Data:
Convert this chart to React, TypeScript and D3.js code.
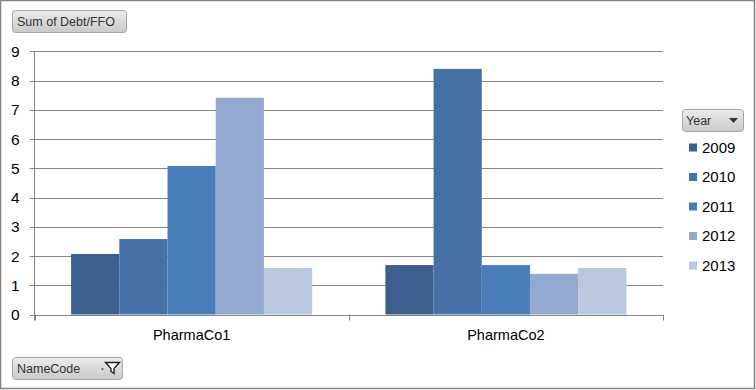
import React from "react";
import * as d3 from "d3";

const categories = ["PharmaCo1", "PharmaCo2"];
const years = ["2009", "2010", "2011", "2012", "2013"];
const values2009 = [2.07, 1.69];
const values2010 = [2.58, 8.4];
const values2011 = [5.08, 1.69];
const values2012 = [7.41, 1.39];
const values2013 = [1.59, 1.59];
const seriesValues = [values2009, values2010, values2011, values2012, values2013];
const colors = ["#3B5F8F", "#4571A6", "#4A7EBB", "#93A9CF", "#B9C7E0"];
const yTicks = [0, 1, 2, 3, 4, 5, 6, 7, 8, 9];

const W = 756;
const H = 390;
const plotLeft = 34.5;
const plotRight = 663;
const plotTop = 51.3;
const plotBottom = 314.5;
const FONT = "'Liberation Sans', Arial, sans-serif";
const BTN_FONT = "'Liberation Sans', Arial, sans-serif";

export default function App() {
  const x0 = d3.scaleBand<string>().domain(categories).range([plotLeft, plotRight]).paddingInner(0).paddingOuter(0);
  const bw = x0.bandwidth();
  const gap = bw * 0.1165;
  const x1 = d3.scaleBand<string>().domain(years).range([gap, bw - gap]).padding(0);
  const y = d3.scaleLinear().domain([0, 9]).range([plotBottom, plotTop]);

  const boundaries = [plotLeft, ...categories.map((c) => (x0(c) as number) + bw)];

  return (
    <div style={{ position: "fixed", left: 0, top: 0 }}>
      <svg width={W} height={H} style={{ display: "block", background: "#fff" }}>
        <defs>
          <linearGradient id="btn" x1="0" y1="0" x2="0" y2="1">
            <stop offset="0" stopColor="#ececec" />
            <stop offset="1" stopColor="#c9c9c9" />
          </linearGradient>
        </defs>
        <rect x={0.5} y={0.5} width={754} height={388} fill="#fff" stroke="#828282" strokeWidth={1.5} />

        {/* gridlines + y ticks */}
        {yTicks.map((t) => (
          <g key={t}>
            <line x1={29.5} x2={plotRight} y1={Math.round(y(t)) + 0.5} y2={Math.round(y(t)) + 0.5} stroke="#868686" strokeWidth={1} />
            <text x={19.5} y={y(t)} dy="0.36em" textAnchor="end" fontFamily={FONT} fontSize={15.5} fill="#000">
              {t}
            </text>
          </g>
        ))}
        <line x1={plotLeft} x2={plotLeft} y1={plotTop} y2={plotBottom + 6} stroke="#868686" strokeWidth={1} />

        {/* bars */}
        {categories.map((c, ci) => (
          <g key={c} transform={`translate(${x0(c)},0)`}>
            {years.map((yr, si) => {
              const v = seriesValues[si][ci];
              return (
                <rect
                  key={yr}
                  x={x1(yr)}
                  y={y(v)}
                  width={x1.bandwidth()}
                  height={y(0) - y(v)}
                  fill={colors[si]}
                />
              );
            })}
          </g>
        ))}

        {/* x axis */}
        <line x1={plotLeft} x2={plotRight} y1={Math.round(plotBottom) + 0.5} y2={Math.round(plotBottom) + 0.5} stroke="#868686" />
        {boundaries.map((b, i) => (
          <line key={i} x1={Math.round(b) + 0.5} x2={Math.round(b) + 0.5} y1={plotBottom} y2={plotBottom + 6} stroke="#868686" />
        ))}
        {categories.map((c) => (
          <text key={c} x={(x0(c) as number) + bw / 2} y={340} textAnchor="middle" fontFamily={FONT} fontSize={14.5} fill="#000">
            {c}
          </text>
        ))}

        {/* Sum of Debt/FFO button */}
        <rect x={12.5} y={10.5} width={114} height={22} rx={3} fill="url(#btn)" stroke="#a6a6a6" />
        <text x={17} y={26} fontFamily={BTN_FONT} fontSize={12.5} fill="#333">Sum of Debt/FFO</text>

        {/* NameCode button */}
        <rect x={12.5} y={357.5} width={110} height={22} rx={3} fill="url(#btn)" stroke="#a6a6a6" />
        <text x={17} y={373} fontFamily={BTN_FONT} fontSize={12.5} fill="#333">NameCode</text>
        <path d="M101,368.5 h3 l-1.5,2 z" fill="#333" />
        <path d="M105.5,362.5 h14 l-5.5,6 v5 l-3,-2 v-3 z" fill="#fff" stroke="#222" strokeWidth={1.4} />

        {/* Legend */}
        <rect x={682.5} y={109.5} width={61} height={22} rx={3} fill="url(#btn)" stroke="#a6a6a6" />
        <text x={686} y={125} fontFamily={BTN_FONT} fontSize={12.5} fill="#333">Year</text>
        <path d="M729,118 h9 l-4.5,5 z" fill="#333" />
        {years.map((yr, i) => {
          const cy = 147.5 + i * 29.5;
          return (
            <g key={yr}>
              <rect x={689} y={cy - 4} width={8} height={8} fill={colors[i]} />
              <text x={702} y={cy} dy="0.36em" fontFamily={FONT} fontSize={15} fill="#000">
                {yr}
              </text>
            </g>
          );
        })}
      </svg>
    </div>
  );
}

Objective: Images in the data above are to be skipped. Retype all other material exactly.

Answer:
Convert this chart to React, TypeScript and D3.js code.
import React from "react";
import * as d3 from "d3";

const categories = ["PharmaCo1", "PharmaCo2"];
const years = ["2009", "2010", "2011", "2012", "2013"];
const values2009 = [2.07, 1.69];
const values2010 = [2.58, 8.4];
const values2011 = [5.08, 1.69];
const values2012 = [7.41, 1.39];
const values2013 = [1.59, 1.59];
const seriesValues = [values2009, values2010, values2011, values2012, values2013];
const colors = ["#3B5F8F", "#4571A6", "#4A7EBB", "#93A9CF", "#B9C7E0"];
const yTicks = [0, 1, 2, 3, 4, 5, 6, 7, 8, 9];

const W = 756;
const H = 390;
const plotLeft = 34.5;
const plotRight = 663;
const plotTop = 51.3;
const plotBottom = 314.5;
const FONT = "'Liberation Sans', Arial, sans-serif";
const BTN_FONT = "'Liberation Sans', Arial, sans-serif";

export default function App() {
  const x0 = d3.scaleBand<string>().domain(categories).range([plotLeft, plotRight]).paddingInner(0).paddingOuter(0);
  const bw = x0.bandwidth();
  const gap = bw * 0.1165;
  const x1 = d3.scaleBand<string>().domain(years).range([gap, bw - gap]).padding(0);
  const y = d3.scaleLinear().domain([0, 9]).range([plotBottom, plotTop]);

  const boundaries = [plotLeft, ...categories.map((c) => (x0(c) as number) + bw)];

  return (
    <div style={{ position: "fixed", left: 0, top: 0 }}>
      <svg width={W} height={H} style={{ display: "block", background: "#fff" }}>
        <defs>
          <linearGradient id="btn" x1="0" y1="0" x2="0" y2="1">
            <stop offset="0" stopColor="#ececec" />
            <stop offset="1" stopColor="#c9c9c9" />
          </linearGradient>
        </defs>
        <rect x={0.5} y={0.5} width={754} height={388} fill="#fff" stroke="#828282" strokeWidth={1.5} />

        {/* gridlines + y ticks */}
        {yTicks.map((t) => (
          <g key={t}>
            <line x1={29.5} x2={plotRight} y1={Math.round(y(t)) + 0.5} y2={Math.round(y(t)) + 0.5} stroke="#868686" strokeWidth={1} />
            <text x={19.5} y={y(t)} dy="0.36em" textAnchor="end" fontFamily={FONT} fontSize={15.5} fill="#000">
              {t}
            </text>
          </g>
        ))}
        <line x1={plotLeft} x2={plotLeft} y1={plotTop} y2={plotBottom + 6} stroke="#868686" strokeWidth={1} />

        {/* bars */}
        {categories.map((c, ci) => (
          <g key={c} transform={`translate(${x0(c)},0)`}>
            {years.map((yr, si) => {
              const v = seriesValues[si][ci];
              return (
                <rect
                  key={yr}
                  x={x1(yr)}
                  y={y(v)}
                  width={x1.bandwidth()}
                  height={y(0) - y(v)}
                  fill={colors[si]}
                />
              );
            })}
          </g>
        ))}

        {/* x axis */}
        <line x1={plotLeft} x2={plotRight} y1={Math.round(plotBottom) + 0.5} y2={Math.round(plotBottom) + 0.5} stroke="#868686" />
        {boundaries.map((b, i) => (
          <line key={i} x1={Math.round(b) + 0.5} x2={Math.round(b) + 0.5} y1={plotBottom} y2={plotBottom + 6} stroke="#868686" />
        ))}
        {categories.map((c) => (
          <text key={c} x={(x0(c) as number) + bw / 2} y={340} textAnchor="middle" fontFamily={FONT} fontSize={14.5} fill="#000">
            {c}
          </text>
        ))}

        {/* Sum of Debt/FFO button */}
        <rect x={12.5} y={10.5} width={114} height={22} rx={3} fill="url(#btn)" stroke="#a6a6a6" />
        <text x={17} y={26} fontFamily={BTN_FONT} fontSize={12.5} fill="#333">Sum of Debt/FFO</text>

        {/* NameCode button */}
        <rect x={12.5} y={357.5} width={110} height={22} rx={3} fill="url(#btn)" stroke="#a6a6a6" />
        <text x={17} y={373} fontFamily={BTN_FONT} fontSize={12.5} fill="#333">NameCode</text>
        <path d="M101,368.5 h3 l-1.5,2 z" fill="#333" />
        <path d="M105.5,362.5 h14 l-5.5,6 v5 l-3,-2 v-3 z" fill="#fff" stroke="#222" strokeWidth={1.4} />

        {/* Legend */}
        <rect x={682.5} y={109.5} width={61} height={22} rx={3} fill="url(#btn)" stroke="#a6a6a6" />
        <text x={686} y={125} fontFamily={BTN_FONT} fontSize={12.5} fill="#333">Year</text>
        <path d="M729,118 h9 l-4.5,5 z" fill="#333" />
        {years.map((yr, i) => {
          const cy = 147.5 + i * 29.5;
          return (
            <g key={yr}>
              <rect x={689} y={cy - 4} width={8} height={8} fill={colors[i]} />
              <text x={702} y={cy} dy="0.36em" fontFamily={FONT} fontSize={15} fill="#000">
                {yr}
              </text>
            </g>
          );
        })}
      </svg>
    </div>
  );
}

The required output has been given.